Common mistakes that cost anglers fish
- Fishing too shallow. Crappie relate to structure at specific depths that shift with season and light. Use electronics or a countdown method to find the depth where fish are actually holding rather than blind-casting the surface zone.
- Retrieving too fast. A jig burned past cover rarely gets bit. Slow down until you feel every piece of structure your bait touches.
- Using hooks too heavy for the bait. Oversized hooks kill the natural fall rate that makes a jig effective. Match hook weight and wire gauge to the size of plastic you are using.
- Ignoring line watching. Many crappie bites are detected visually before they are felt. Keep slack minimal and watch the line at the surface, especially when jigging vertically.
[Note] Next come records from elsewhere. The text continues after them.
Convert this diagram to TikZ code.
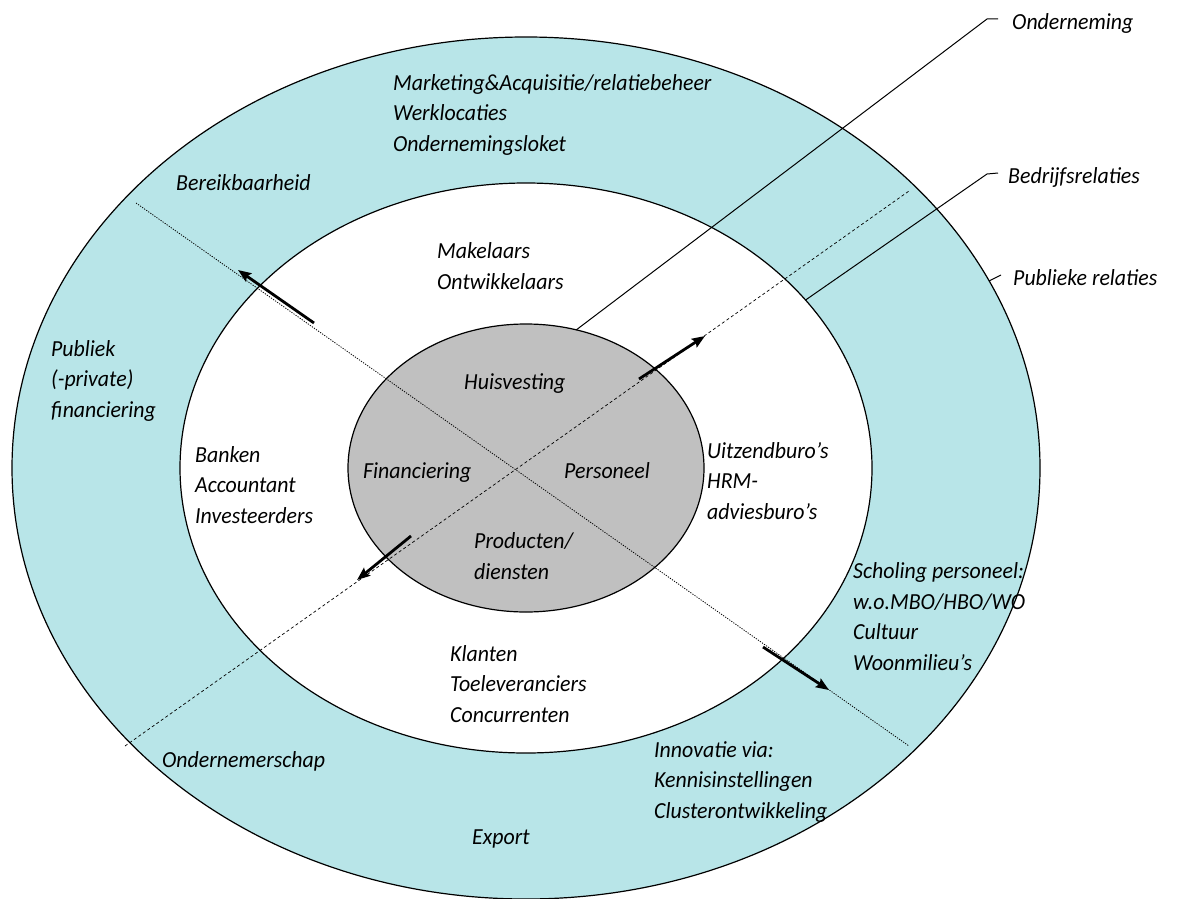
\documentclass[tikz,border=0pt]{standalone}
\usepackage{fontspec}
\setmainfont{Carlito}[FakeStretch=0.95]
\usetikzlibrary{arrows.meta, shapes.geometric}
\definecolor{ringblauw}{RGB}{184,229,232}
\definecolor{kerngrijs}{RGB}{192,192,192}

\begin{document}
\begin{tikzpicture}[x=1pt, y=-1pt,
		ring/.style={ellipse, draw=black, line width=1.2pt, inner sep=0pt, outer sep=0pt},
		tekst/.style={anchor=base west, align=left, inner sep=0pt, font=\fontsize{23}{30.5}\selectfont\itshape},
		stippel/.style={line width=0.8pt, dash pattern=on 1.2pt off 1.3pt},
		streep/.style={line width=0.7pt, dash pattern=on 3pt off 2.5pt},
		lijn/.style={line width=1pt},
		pijl/.style={line width=2.8pt, -{Stealth[length=13pt, width=10pt, inset=2pt]}}]
			\useasboundingbox (0,0) rectangle (1180,899);
			\node[ring, fill=ringblauw, minimum width=1028pt, minimum height=862pt] (buitenring) at (526,468) {};
			\node[ring, fill=white, minimum width=692pt, minimum height=570pt] (middenring) at (526,468) {};
			\node[ring, fill=kerngrijs, minimum width=356pt, minimum height=288pt] (kern) at (526,468) {};
			\coordinate (lb) at (136,203);
			\coordinate (ro) at (909,746);
			\coordinate (lo) at (125,746);
			\coordinate (rb) at (909,191);
			\draw[stippel] (lb) -- (ro);
			\draw[streep] (lo) -- (rb);
			\coordinate (knik1) at (987,19);
			\coordinate (eind1) at (998,19);
			\coordinate (knik2) at (987,174);
			\coordinate (eind2) at (998,173);
			\coordinate (eind3) at (1001,275);
			\draw[lijn] (kern.70) -- (knik1) -- (eind1);
			\draw[lijn] (middenring.31) -- (knik2) -- (eind2);
			\draw[lijn] (buitenring.22) -- (eind3);
			\coordinate (pa1) at (314,323);
			\coordinate (pa2) at (238,270);
			\coordinate (pb1) at (639,379);
			\coordinate (pb2) at (705,336);
			\coordinate (pc1) at (411,536);
			\coordinate (pc2) at (357,580);
			\coordinate (pd1) at (763,647);
			\coordinate (pd2) at (829,690);
			\draw[pijl] (pa1) -- (pa2);
			\draw[pijl] (pb1) -- (pb2);
			\draw[pijl] (pc1) -- (pc2);
			\draw[pijl] (pd1) -- (pd2);
			\node[tekst] (marketing) at (393,151) {Marketing\&Acquisitie/relatiebeheer\\Werklocaties\\Ondernemingsloket};
			\node[tekst] (bereik) at (176,190) {Bereikbaarheid};
			\node[tekst] (makelaars) at (437,289) {Makelaars\\Ontwikkelaars};
			\node[tekst] (publiek) at (51,417) {Publiek\\(-private)\\financiering};
			\node[tekst] (huisvesting) at (464,389) {Huisvesting};
			\node[tekst] (financiering) at (363,478) {Financiering};
			\node[tekst] (personeel) at (564,478) {Personeel};
			\node[tekst] (producten) at (474,579) {Producten/\\diensten};
			\node[tekst] (banken) at (195,523) {Banken\\Accountant\\Investeerders};
			\node[tekst] (uitzend) at (707,519) {Uitzendburo’s\\HRM-\\adviesburo’s};
			\node[tekst] (scholing) at (853,670) {Scholing personeel:\\w.o.MBO/HBO/WO\\Cultuur\\Woonmilieu’s};
			\node[tekst] (klanten) at (450,722) {Klanten\\Toeleveranciers\\Concurrenten};
			\node[tekst] (ondernemerschap) at (162,767) {Ondernemerschap};
			\node[tekst] (innovatie) at (654,818) {Innovatie via:\\Kennisinstellingen\\Clusterontwikkeling};
			\node[tekst] (export) at (472,844) {Export};
			\node[tekst] (onderneming) at (1012,30) {Onderneming};
			\node[tekst] (bedrijfsrel) at (1008,183) {Bedrijfsrelaties};
			\node[tekst] (publrel) at (1013,285) {Publieke relaties};
		\end{tikzpicture}
\end{document}
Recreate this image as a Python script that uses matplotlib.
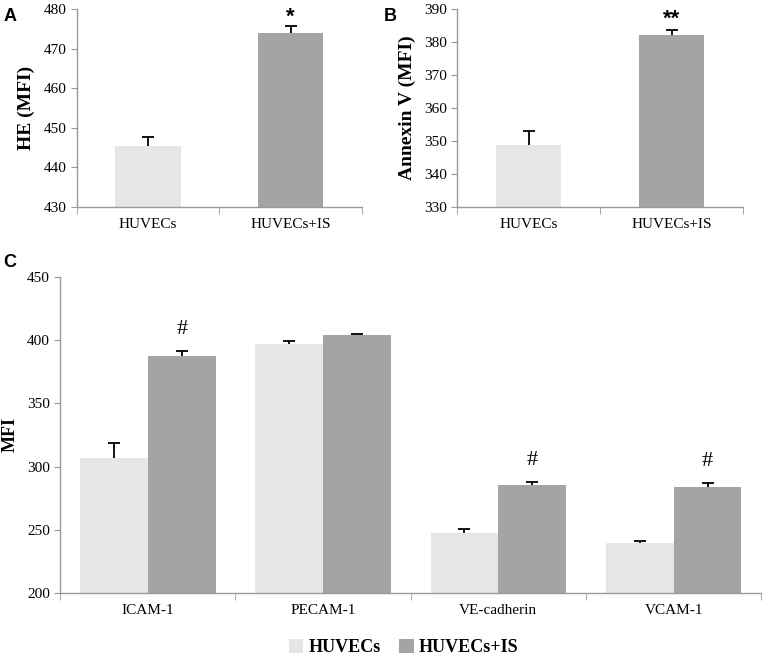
import matplotlib
matplotlib.use("Agg")
import matplotlib.pyplot as plt
import numpy as np
from matplotlib.patches import Patch

SERIF = "Liberation Serif"
SANS = "Liberation Sans"
LIGHT = "#e6e6e6"
DARK = "#a4a4a4"
SPINE = "#999999"

# panel A / B
groups_ab = ["HUVECs", "HUVECs+IS"]
he_mean = [445.3, 474.0]
he_err = [2.3, 1.7]
annex_mean = [348.8, 382.3]
annex_err = [4.2, 1.5]

# panel C
markers = ["ICAM-1", "PECAM-1", "VE-cadherin", "VCAM-1"]
huvec_mean = [306.5, 397.3, 247.6, 239.6]
huvec_err = [11.8, 2.0, 3.2, 1.5]
is_mean = [387.5, 404.2, 285.6, 284.0]
is_err = [4.2, 0.8, 1.8, 3.2]
is_flag = ["#", "", "#", "#"]


def up_err(ax, x, means, errs):
    # one-sided (upward) error bars, no cap at the bar top
    _, caps, _ = ax.errorbar(x, means, yerr=[np.zeros(len(errs)), errs],
                             fmt="none", ecolor="black", elinewidth=1.3,
                             capsize=4.5, capthick=1.3, zorder=3)
    caps[0].set_visible(False)


def style_axes(ax, n):
    for s in ("top", "right"):
        ax.spines[s].set_visible(False)
    for s in ("left", "bottom"):
        ax.spines[s].set_color(SPINE)
        ax.spines[s].set_linewidth(1.0)
    ax.set_xlim(-0.5, n - 0.5)
    ax.set_xticks(np.arange(n))
    ax.set_xticks(np.arange(n + 1) - 0.5, minor=True)
    ax.tick_params(axis="x", which="major", length=0, pad=8)
    ax.tick_params(axis="x", which="minor", length=5, color=SPINE,
                   direction="out")
    ax.tick_params(axis="y", length=4, color=SPINE, direction="out")
    for lab in ax.get_xticklabels() + ax.get_yticklabels():
        lab.set_fontfamily(SERIF)
        lab.set_fontsize(11)


def bar_ab(ax, means, errs, ylim, yticks, ylabel, mark, mark_y):
    x = np.arange(len(means))
    ax.bar(x, means, width=0.46, color=[LIGHT, DARK], zorder=2)
    up_err(ax, x, means, errs)
    ax.set_ylim(*ylim)
    ax.set_yticks(yticks)
    style_axes(ax, len(means))
    ax.set_xticklabels(groups_ab, fontfamily=SERIF, fontsize=11)
    ax.set_ylabel(ylabel, fontfamily=SERIF, fontsize=14, fontweight="bold",
                  labelpad=6)
    ax.text(1, mark_y, mark, ha="center", va="center", fontsize=16,
            fontfamily=SANS, fontweight="bold")


fig = plt.figure(figsize=(7.62, 6.61), dpi=100)

axA = fig.add_axes([0.101, 0.687, 0.374, 0.299])
bar_ab(axA, he_mean, he_err, (430, 480), np.arange(430, 481, 10),
       "HE (MFI)", "*", 478.0)

axB = fig.add_axes([0.600, 0.687, 0.375, 0.299])
bar_ab(axB, annex_mean, annex_err, (330, 390), np.arange(330, 391, 10),
       "Annexin V (MFI)", "**", 387.0)

axC = fig.add_axes([0.079, 0.103, 0.920, 0.478])
x = np.arange(len(markers))
w = 0.387
axC.bar(x - w / 2, huvec_mean, width=w, color=LIGHT, zorder=2)
axC.bar(x + w / 2, is_mean, width=w, color=DARK, zorder=2)
up_err(axC, x - w / 2, huvec_mean, huvec_err)
up_err(axC, x + w / 2, is_mean, is_err)
axC.set_ylim(200, 450)
axC.set_yticks(np.arange(200, 451, 50))
style_axes(axC, len(markers))
axC.set_xticklabels(markers, fontfamily=SERIF, fontsize=11)
axC.set_ylabel("MFI", fontfamily=SERIF, fontsize=13, fontweight="bold",
               labelpad=6)
for xi, m, e, f in zip(x, is_mean, is_err, is_flag):
    if f:
        axC.text(xi + w / 2, m + e + 17, f, ha="center", va="center",
                 fontsize=16, fontfamily=SERIF)

handles = [Patch(facecolor=LIGHT, label="HUVECs"),
           Patch(facecolor=DARK, label="HUVECs+IS")]
fig.legend(handles=handles, loc="center", bbox_to_anchor=(0.53, 0.02),
           ncol=2, frameon=False, handlelength=0.8, handleheight=0.8,
           handletextpad=0.3, columnspacing=1.0,
           prop={"family": SERIF, "size": 13, "weight": "bold"})

fig.text(0.004, 0.975, "A", fontfamily=SANS, fontsize=13, fontweight="bold",
         va="center")
fig.text(0.503, 0.975, "B", fontfamily=SANS, fontsize=13, fontweight="bold",
         va="center")
fig.text(0.004, 0.603, "C", fontfamily=SANS, fontsize=13, fontweight="bold",
         va="center")

fig.savefig("out.png", dpi=100)
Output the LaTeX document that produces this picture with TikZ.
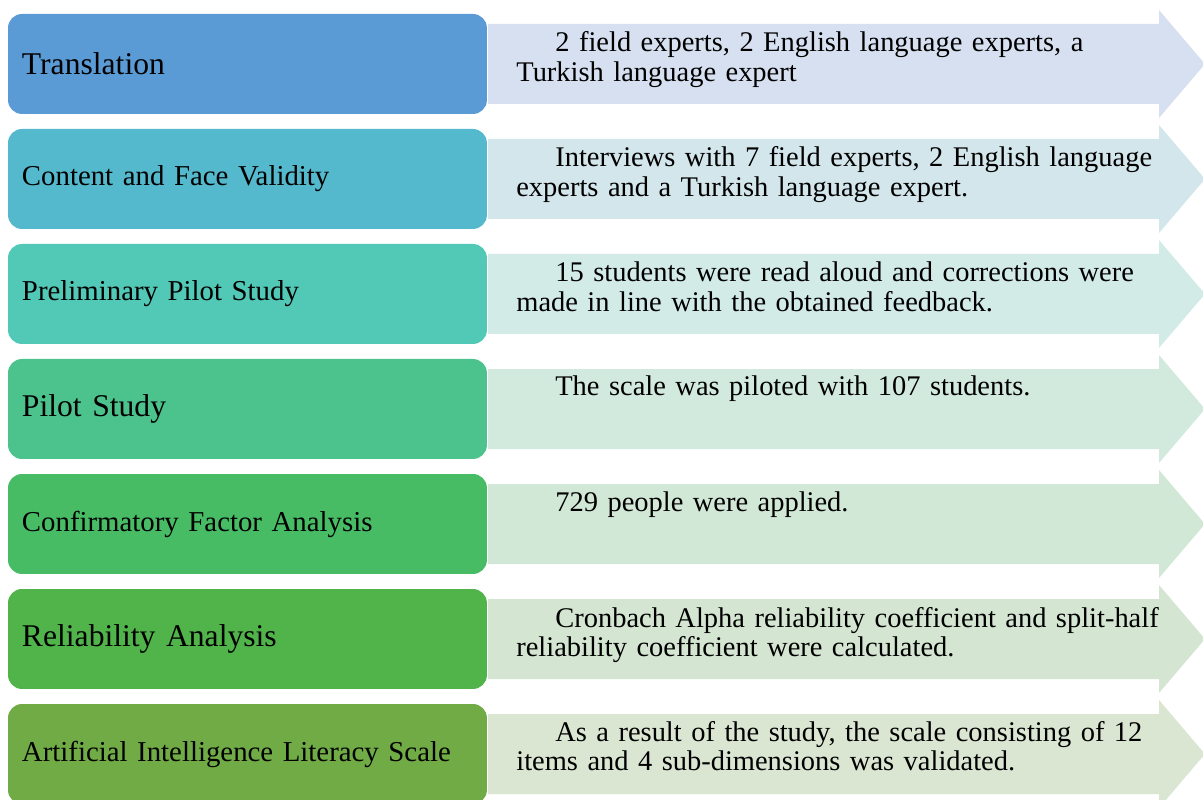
\documentclass[tikz,border=0pt]{standalone}
\usepackage{fontspec}
\setmainfont{Liberation Serif}
\definecolor{boxA}{RGB}{91,155,213}
\definecolor{boxB}{RGB}{84,185,205}
\definecolor{boxC}{RGB}{82,200,183}
\definecolor{boxD}{RGB}{76,195,140}
\definecolor{boxE}{RGB}{72,188,100}
\definecolor{boxF}{RGB}{80,180,74}
\definecolor{boxG}{RGB}{112,171,70}
\definecolor{arrA}{RGB}{214,224,240}
\definecolor{arrB}{RGB}{211,230,236}
\definecolor{arrC}{RGB}{211,235,231}
\definecolor{arrD}{RGB}{210,234,222}
\definecolor{arrE}{RGB}{210,232,214}
\definecolor{arrF}{RGB}{212,230,210}
\definecolor{arrG}{RGB}{218,230,210}

\begin{document}
\begin{tikzpicture}[line cap=round,line join=round,x=0.02cm,y=-0.02cm,
    stagebox/.style={rectangle,rounded corners=0.28cm,anchor=north west,outer sep=0pt,
        minimum width=9.58cm,minimum height=2cm,inner xsep=0.28cm,text width=9.02cm,align=left},
    bigname/.style={font=\fontsize{18}{20}\selectfont},
    smallname/.style={font=\fontsize{16.4}{19}\selectfont},
    stagetext/.style={anchor=base west,inner sep=0pt,text width=13.2cm,align=left,
        font=\fontsize{16.2}{17}\selectfont}]
    \useasboundingbox (0,0) rectangle (1203,800);
    % arrows on the right
    \fill[arrA] (488,24) -- (1159,24) -- (1159,10) -- (1205,64) -- (1159,118) -- (1159,104) -- (488,104) -- cycle;
    \fill[arrB] (488,139) -- (1159,139) -- (1159,125) -- (1205,179) -- (1159,233) -- (1159,219) -- (488,219) -- cycle;
    \fill[arrC] (488,254) -- (1159,254) -- (1159,240) -- (1205,294) -- (1159,348) -- (1159,334) -- (488,334) -- cycle;
    \fill[arrD] (488,369) -- (1159,369) -- (1159,355) -- (1205,409) -- (1159,463) -- (1159,449) -- (488,449) -- cycle;
    \fill[arrE] (488,484) -- (1159,484) -- (1159,470) -- (1205,524) -- (1159,578) -- (1159,564) -- (488,564) -- cycle;
    \fill[arrF] (488,599) -- (1159,599) -- (1159,585) -- (1205,639) -- (1159,693) -- (1159,679) -- (488,679) -- cycle;
    \fill[arrG] (488,714) -- (1159,714) -- (1159,700) -- (1205,754) -- (1159,808) -- (1159,794) -- (488,794) -- cycle;
    % stage boxes
    \node[stagebox,bigname,fill=boxA] (translation) at (8,14) {Translation};
    \node[stagebox,smallname,fill=boxB] (validity) at (8,129) {Content and Face Validity};
    \node[stagebox,smallname,fill=boxC] (prepilot) at (8,244) {Preliminary Pilot Study};
    \node[stagebox,bigname,fill=boxD] (pilot) at (8,359) {Pilot Study};
    \node[stagebox,smallname,fill=boxE] (cfa) at (8,474) {Confirmatory Factor Analysis};
    \node[stagebox,bigname,fill=boxF] (reliability) at (8,589) {Reliability Analysis};
    \node[stagebox,smallname,fill=boxG] (aiscale) at (8,704) {Artificial Intelligence Literacy Scale};
    % texts in the arrows
    \node[stagetext] (translationtxt) at (516,52) {\hspace*{0.78cm}2 field experts, 2 English language experts, a\\Turkish language expert};
    \node[stagetext] (validitytxt) at (516,167) {\hspace*{0.78cm}Interviews with 7 field experts, 2 English language\\experts and a Turkish language expert.};
    \node[stagetext] (prepilottxt) at (516,282) {\hspace*{0.78cm}15 students were read aloud and corrections were\\made in line with the obtained feedback.};
    \node[stagetext] (pilottxt) at (516,396) {\hspace*{0.78cm}The scale was piloted with 107 students.};
    \node[stagetext] (cfatxt) at (516,511) {\hspace*{0.78cm}729 people were applied.};
    \node[stagetext] (reliabilitytxt) at (516,627) {\hspace*{0.78cm}Cronbach Alpha reliability coefficient and split-half\\reliability coefficient were calculated.};
    \node[stagetext] (aiscaletxt) at (516,741) {\hspace*{0.78cm}As a result of the study, the scale consisting of 12\\items and 4 sub-dimensions was validated.};
\end{tikzpicture}
\end{document}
For more species-specific tactics, see all bass fishing guides, or explore the full all-tackle selection to build out a complete crappie kit.
Quick answers
What is the single best all-around crappie lure?
A 1/8 oz round or shad-head jig with a 1.5 to 2 inch curl-tail or paddletail body covers the widest range of situations. It works vertically around brush and docks and can be swum slowly through open water when fish are scattered.
What size hook is best for crappie jigs?
A light wire hook in the size 2 to size 1/0 range, depending on plastic size, is standard. Light wire penetrates the crappie's soft mouth easily and bends rather than tearing a large hole if you apply too much pressure on the hookset.
Do crappie prefer live bait or artificial lures?
Minnows remain effective, but jigs and soft plastics catch crappie just as consistently once you dial in depth and retrieve speed, with the advantage of covering more water and not requiring a bait well. Many experienced crappie anglers use artificial lures exclusively once they locate an active school.
What time of year produces the best crappie fishing with lures?
Spring, when crappie move shallow to spawn near brush and stumps, offers the most consistent and easiest fishing of the year. Fall provides a second strong window as fish school tightly on baitfish before winter, making both jigs and small crankbaits highly effective.